The above graphic is created by
@woodard_julie and I found it just now on Twitter from KQED.
By following these ideas, teachers are better educators and more importantly, students become better thinkers.
We so often miss opportunities to let the kids think. Teachers, please stop telling the students in front of you what to do! Let them find the answers.
It does take some different planning. Many of you are probably already doing the left side of Julie Woodard’s graphic.
You see, if we give them time with a clear learning target that we expressly share with the students at the beginning of class, students have an idea of what they are going to learn. But again, teachers: Stop and let the kids think. It is not good enough to have teacher-talk objectives on the board and never refer or explain them. Go through the learning target; it’s not just there for show. As an observer and department chair, I do want to see it, and I especially want to know that every student really understands that target.
When we help make connections to the outside world and between content areas, then students can begin to see why they need to be in classes that they may not like. And in some cases, they may detest the class. Let’s be honest, this is true for some. So, let’s help these young men and women, girls and boys see how their learning is worthwhile. Then give them time to think and talk with more people than just who is sitting next to them about how the learning possibly could be worthy.
And as John Hattie has explained, clear expectations of where the end is going helps students not be swimming in a rough current without paddles. Who wants to feel lost and drowning? Don’t we all — at any age — want to know when I have met the expectation?

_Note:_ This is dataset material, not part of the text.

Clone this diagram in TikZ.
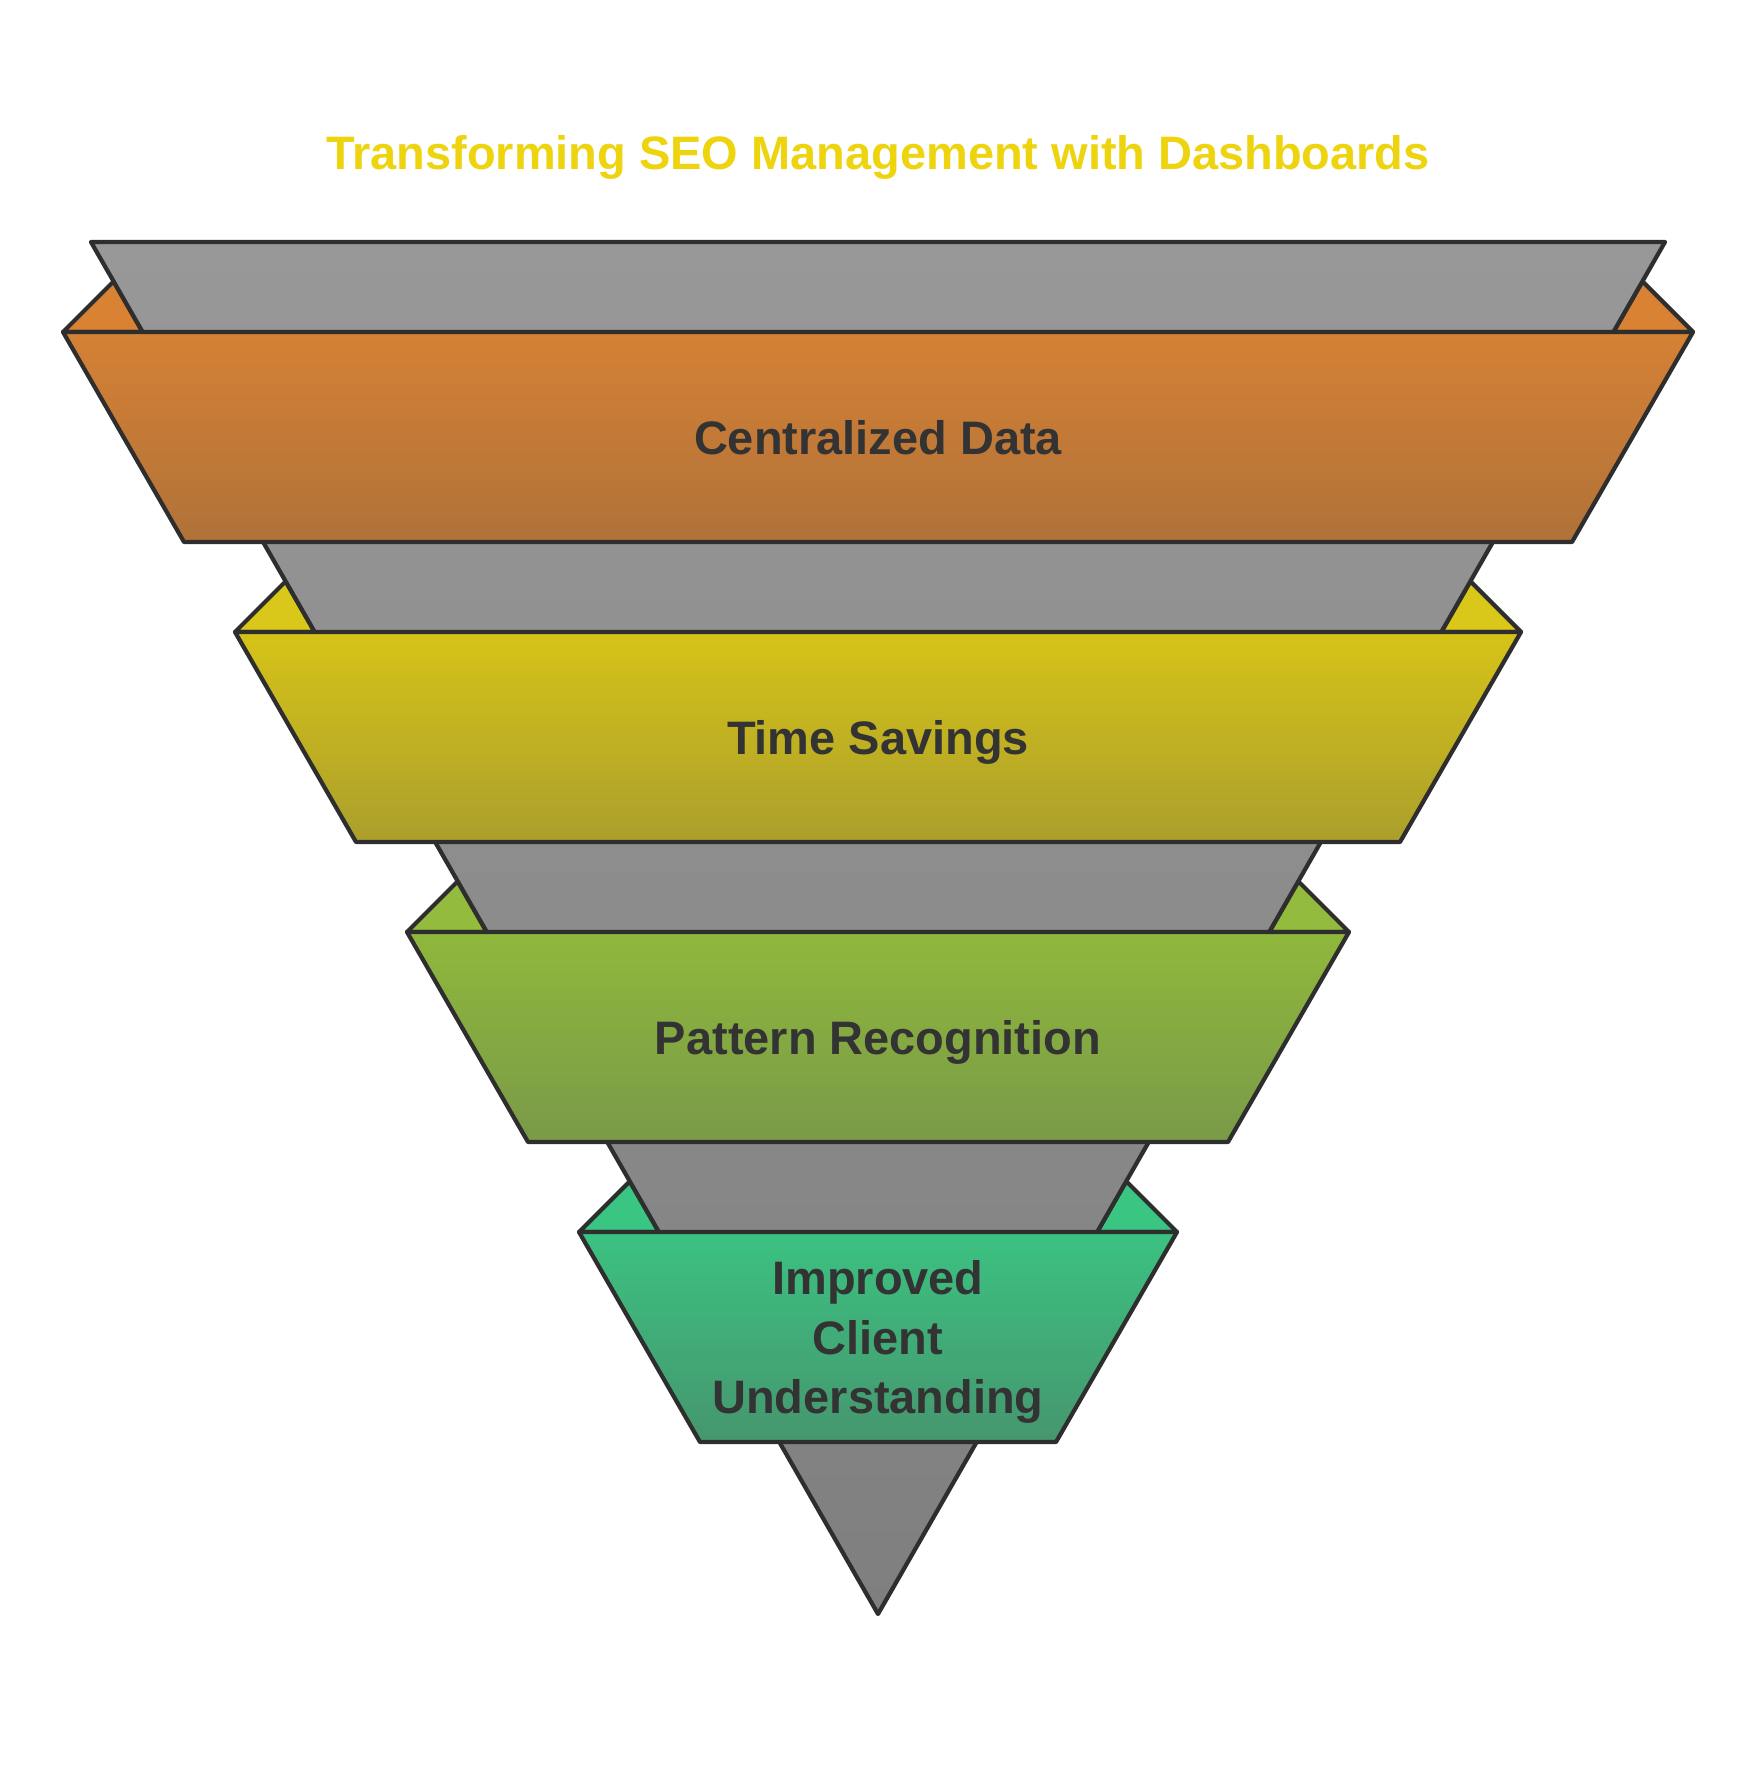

We owe our students more than just endless content; they deserve the respect to give them time to process ideas and have a map with those ideas.
So, rather than planning more, plan to stop talking. Plan to let the kids have time to think in their own mind– with paper so that they can jot down notes and contemplate Woodard’s questions. Then time to play with the ideas with a partner, and then with you or the class.
Students really don’t learn from our babble. Remember, Charlie Brown’s teacher? “BLAH, BLAH, BLAH, BLAH.” The kids of any grade may not have learned all of our content yet but they have strong brains which we need to give time to eat up the information.
Next time, we’ll talk about how to change the classroom so they are used to this new style of time and thinking. For now, it is up to YOU. Teachers, please stop telling the students in front of you what to do! Let them find the answers.